Given instruction >> Give the listing again exactly, omitting its images.

Data shown >>
'''

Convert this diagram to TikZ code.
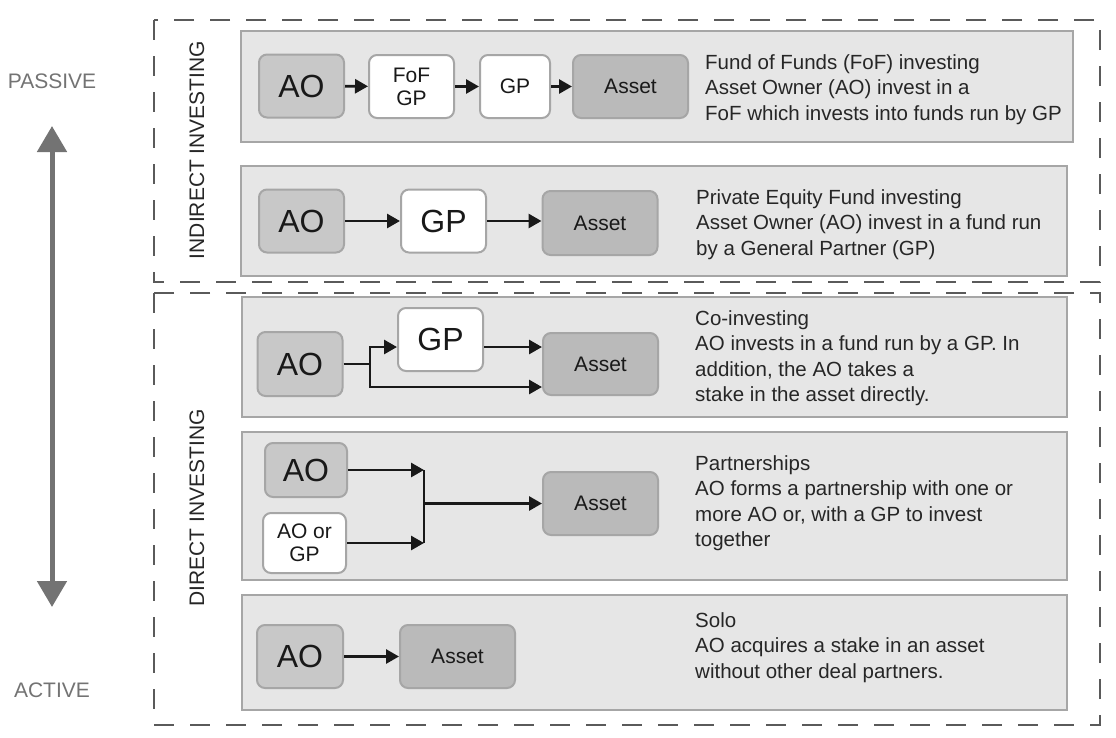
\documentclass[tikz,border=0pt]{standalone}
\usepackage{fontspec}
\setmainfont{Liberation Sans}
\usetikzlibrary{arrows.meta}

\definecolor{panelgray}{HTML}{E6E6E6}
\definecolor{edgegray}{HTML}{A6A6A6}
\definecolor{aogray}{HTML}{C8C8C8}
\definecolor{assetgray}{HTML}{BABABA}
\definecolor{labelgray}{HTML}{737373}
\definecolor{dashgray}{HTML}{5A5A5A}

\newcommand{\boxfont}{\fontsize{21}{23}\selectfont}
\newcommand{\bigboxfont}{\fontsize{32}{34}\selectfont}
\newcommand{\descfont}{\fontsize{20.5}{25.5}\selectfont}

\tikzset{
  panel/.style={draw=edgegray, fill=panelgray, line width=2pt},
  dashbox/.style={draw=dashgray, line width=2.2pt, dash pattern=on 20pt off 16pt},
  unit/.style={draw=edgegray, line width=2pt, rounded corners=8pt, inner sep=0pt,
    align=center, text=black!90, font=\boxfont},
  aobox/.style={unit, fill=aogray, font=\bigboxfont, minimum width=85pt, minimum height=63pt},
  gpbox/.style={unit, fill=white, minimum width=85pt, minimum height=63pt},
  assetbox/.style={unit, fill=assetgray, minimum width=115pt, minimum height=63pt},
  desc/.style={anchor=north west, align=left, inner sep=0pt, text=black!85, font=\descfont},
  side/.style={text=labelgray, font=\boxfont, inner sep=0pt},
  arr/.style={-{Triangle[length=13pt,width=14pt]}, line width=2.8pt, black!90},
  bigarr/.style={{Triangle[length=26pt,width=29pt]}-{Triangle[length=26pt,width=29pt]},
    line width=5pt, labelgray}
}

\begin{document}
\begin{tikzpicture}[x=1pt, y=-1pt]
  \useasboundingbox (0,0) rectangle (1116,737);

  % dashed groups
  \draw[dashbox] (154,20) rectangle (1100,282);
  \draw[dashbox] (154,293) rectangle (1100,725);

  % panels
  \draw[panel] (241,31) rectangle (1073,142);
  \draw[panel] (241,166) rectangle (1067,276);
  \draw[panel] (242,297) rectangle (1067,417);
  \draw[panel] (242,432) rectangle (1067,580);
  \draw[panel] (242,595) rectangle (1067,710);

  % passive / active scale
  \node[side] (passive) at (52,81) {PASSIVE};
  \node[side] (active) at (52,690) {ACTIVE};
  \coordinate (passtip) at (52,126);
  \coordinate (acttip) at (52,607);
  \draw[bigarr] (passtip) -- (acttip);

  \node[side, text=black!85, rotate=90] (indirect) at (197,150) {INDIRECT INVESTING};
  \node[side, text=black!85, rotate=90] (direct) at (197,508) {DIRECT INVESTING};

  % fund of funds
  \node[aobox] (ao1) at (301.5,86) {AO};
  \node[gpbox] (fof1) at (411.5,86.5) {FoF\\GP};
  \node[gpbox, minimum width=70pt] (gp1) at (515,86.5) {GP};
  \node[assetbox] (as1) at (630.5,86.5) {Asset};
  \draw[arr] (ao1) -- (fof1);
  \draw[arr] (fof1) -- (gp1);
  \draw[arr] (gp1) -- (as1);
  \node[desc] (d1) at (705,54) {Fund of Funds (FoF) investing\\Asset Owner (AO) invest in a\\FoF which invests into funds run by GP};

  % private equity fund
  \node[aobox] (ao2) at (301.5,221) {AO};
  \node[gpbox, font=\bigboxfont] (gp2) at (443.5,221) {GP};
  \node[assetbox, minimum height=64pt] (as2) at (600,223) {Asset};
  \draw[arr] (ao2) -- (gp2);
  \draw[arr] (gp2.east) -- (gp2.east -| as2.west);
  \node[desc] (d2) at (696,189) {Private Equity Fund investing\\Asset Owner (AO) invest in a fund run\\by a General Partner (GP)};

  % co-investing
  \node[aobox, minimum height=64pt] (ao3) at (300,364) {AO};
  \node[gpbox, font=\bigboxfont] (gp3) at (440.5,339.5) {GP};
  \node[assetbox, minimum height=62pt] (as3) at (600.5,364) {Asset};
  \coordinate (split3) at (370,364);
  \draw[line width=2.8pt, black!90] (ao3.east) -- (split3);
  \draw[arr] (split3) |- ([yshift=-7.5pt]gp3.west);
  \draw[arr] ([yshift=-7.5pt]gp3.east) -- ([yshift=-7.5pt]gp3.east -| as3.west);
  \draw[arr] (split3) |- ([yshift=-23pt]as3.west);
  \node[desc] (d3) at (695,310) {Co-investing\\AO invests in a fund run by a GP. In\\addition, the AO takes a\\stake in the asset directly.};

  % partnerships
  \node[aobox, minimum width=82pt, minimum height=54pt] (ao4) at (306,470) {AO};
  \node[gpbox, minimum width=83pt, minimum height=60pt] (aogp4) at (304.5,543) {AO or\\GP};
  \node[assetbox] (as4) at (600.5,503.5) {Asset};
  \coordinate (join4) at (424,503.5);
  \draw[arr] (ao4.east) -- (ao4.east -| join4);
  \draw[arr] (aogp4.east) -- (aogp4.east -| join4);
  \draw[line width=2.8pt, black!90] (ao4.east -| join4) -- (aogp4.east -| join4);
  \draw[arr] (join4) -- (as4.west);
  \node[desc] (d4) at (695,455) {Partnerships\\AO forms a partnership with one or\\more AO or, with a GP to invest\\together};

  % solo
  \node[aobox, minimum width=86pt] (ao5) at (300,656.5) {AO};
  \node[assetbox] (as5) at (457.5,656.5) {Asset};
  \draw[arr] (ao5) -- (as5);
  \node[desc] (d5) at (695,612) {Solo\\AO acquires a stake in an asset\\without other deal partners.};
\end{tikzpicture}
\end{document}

'''

Solution to the exercise >>
Convert this diagram to TikZ code.
\documentclass[tikz,border=0pt]{standalone}
\usepackage{fontspec}
\setmainfont{Liberation Sans}
\usetikzlibrary{arrows.meta}

\definecolor{panelgray}{HTML}{E6E6E6}
\definecolor{edgegray}{HTML}{A6A6A6}
\definecolor{aogray}{HTML}{C8C8C8}
\definecolor{assetgray}{HTML}{BABABA}
\definecolor{labelgray}{HTML}{737373}
\definecolor{dashgray}{HTML}{5A5A5A}

\newcommand{\boxfont}{\fontsize{21}{23}\selectfont}
\newcommand{\bigboxfont}{\fontsize{32}{34}\selectfont}
\newcommand{\descfont}{\fontsize{20.5}{25.5}\selectfont}

\tikzset{
  panel/.style={draw=edgegray, fill=panelgray, line width=2pt},
  dashbox/.style={draw=dashgray, line width=2.2pt, dash pattern=on 20pt off 16pt},
  unit/.style={draw=edgegray, line width=2pt, rounded corners=8pt, inner sep=0pt,
    align=center, text=black!90, font=\boxfont},
  aobox/.style={unit, fill=aogray, font=\bigboxfont, minimum width=85pt, minimum height=63pt},
  gpbox/.style={unit, fill=white, minimum width=85pt, minimum height=63pt},
  assetbox/.style={unit, fill=assetgray, minimum width=115pt, minimum height=63pt},
  desc/.style={anchor=north west, align=left, inner sep=0pt, text=black!85, font=\descfont},
  side/.style={text=labelgray, font=\boxfont, inner sep=0pt},
  arr/.style={-{Triangle[length=13pt,width=14pt]}, line width=2.8pt, black!90},
  bigarr/.style={{Triangle[length=26pt,width=29pt]}-{Triangle[length=26pt,width=29pt]},
    line width=5pt, labelgray}
}

\begin{document}
\begin{tikzpicture}[x=1pt, y=-1pt]
  \useasboundingbox (0,0) rectangle (1116,737);

  % dashed groups
  \draw[dashbox] (154,20) rectangle (1100,282);
  \draw[dashbox] (154,293) rectangle (1100,725);

  % panels
  \draw[panel] (241,31) rectangle (1073,142);
  \draw[panel] (241,166) rectangle (1067,276);
  \draw[panel] (242,297) rectangle (1067,417);
  \draw[panel] (242,432) rectangle (1067,580);
  \draw[panel] (242,595) rectangle (1067,710);

  % passive / active scale
  \node[side] (passive) at (52,81) {PASSIVE};
  \node[side] (active) at (52,690) {ACTIVE};
  \coordinate (passtip) at (52,126);
  \coordinate (acttip) at (52,607);
  \draw[bigarr] (passtip) -- (acttip);

  \node[side, text=black!85, rotate=90] (indirect) at (197,150) {INDIRECT INVESTING};
  \node[side, text=black!85, rotate=90] (direct) at (197,508) {DIRECT INVESTING};

  % fund of funds
  \node[aobox] (ao1) at (301.5,86) {AO};
  \node[gpbox] (fof1) at (411.5,86.5) {FoF\\GP};
  \node[gpbox, minimum width=70pt] (gp1) at (515,86.5) {GP};
  \node[assetbox] (as1) at (630.5,86.5) {Asset};
  \draw[arr] (ao1) -- (fof1);
  \draw[arr] (fof1) -- (gp1);
  \draw[arr] (gp1) -- (as1);
  \node[desc] (d1) at (705,54) {Fund of Funds (FoF) investing\\Asset Owner (AO) invest in a\\FoF which invests into funds run by GP};

  % private equity fund
  \node[aobox] (ao2) at (301.5,221) {AO};
  \node[gpbox, font=\bigboxfont] (gp2) at (443.5,221) {GP};
  \node[assetbox, minimum height=64pt] (as2) at (600,223) {Asset};
  \draw[arr] (ao2) -- (gp2);
  \draw[arr] (gp2.east) -- (gp2.east -| as2.west);
  \node[desc] (d2) at (696,189) {Private Equity Fund investing\\Asset Owner (AO) invest in a fund run\\by a General Partner (GP)};

  % co-investing
  \node[aobox, minimum height=64pt] (ao3) at (300,364) {AO};
  \node[gpbox, font=\bigboxfont] (gp3) at (440.5,339.5) {GP};
  \node[assetbox, minimum height=62pt] (as3) at (600.5,364) {Asset};
  \coordinate (split3) at (370,364);
  \draw[line width=2.8pt, black!90] (ao3.east) -- (split3);
  \draw[arr] (split3) |- ([yshift=-7.5pt]gp3.west);
  \draw[arr] ([yshift=-7.5pt]gp3.east) -- ([yshift=-7.5pt]gp3.east -| as3.west);
  \draw[arr] (split3) |- ([yshift=-23pt]as3.west);
  \node[desc] (d3) at (695,310) {Co-investing\\AO invests in a fund run by a GP. In\\addition, the AO takes a\\stake in the asset directly.};

  % partnerships
  \node[aobox, minimum width=82pt, minimum height=54pt] (ao4) at (306,470) {AO};
  \node[gpbox, minimum width=83pt, minimum height=60pt] (aogp4) at (304.5,543) {AO or\\GP};
  \node[assetbox] (as4) at (600.5,503.5) {Asset};
  \coordinate (join4) at (424,503.5);
  \draw[arr] (ao4.east) -- (ao4.east -| join4);
  \draw[arr] (aogp4.east) -- (aogp4.east -| join4);
  \draw[line width=2.8pt, black!90] (ao4.east -| join4) -- (aogp4.east -| join4);
  \draw[arr] (join4) -- (as4.west);
  \node[desc] (d4) at (695,455) {Partnerships\\AO forms a partnership with one or\\more AO or, with a GP to invest\\together};

  % solo
  \node[aobox, minimum width=86pt] (ao5) at (300,656.5) {AO};
  \node[assetbox] (as5) at (457.5,656.5) {Asset};
  \draw[arr] (ao5) -- (as5);
  \node[desc] (d5) at (695,612) {Solo\\AO acquires a stake in an asset\\without other deal partners.};
\end{tikzpicture}
\end{document}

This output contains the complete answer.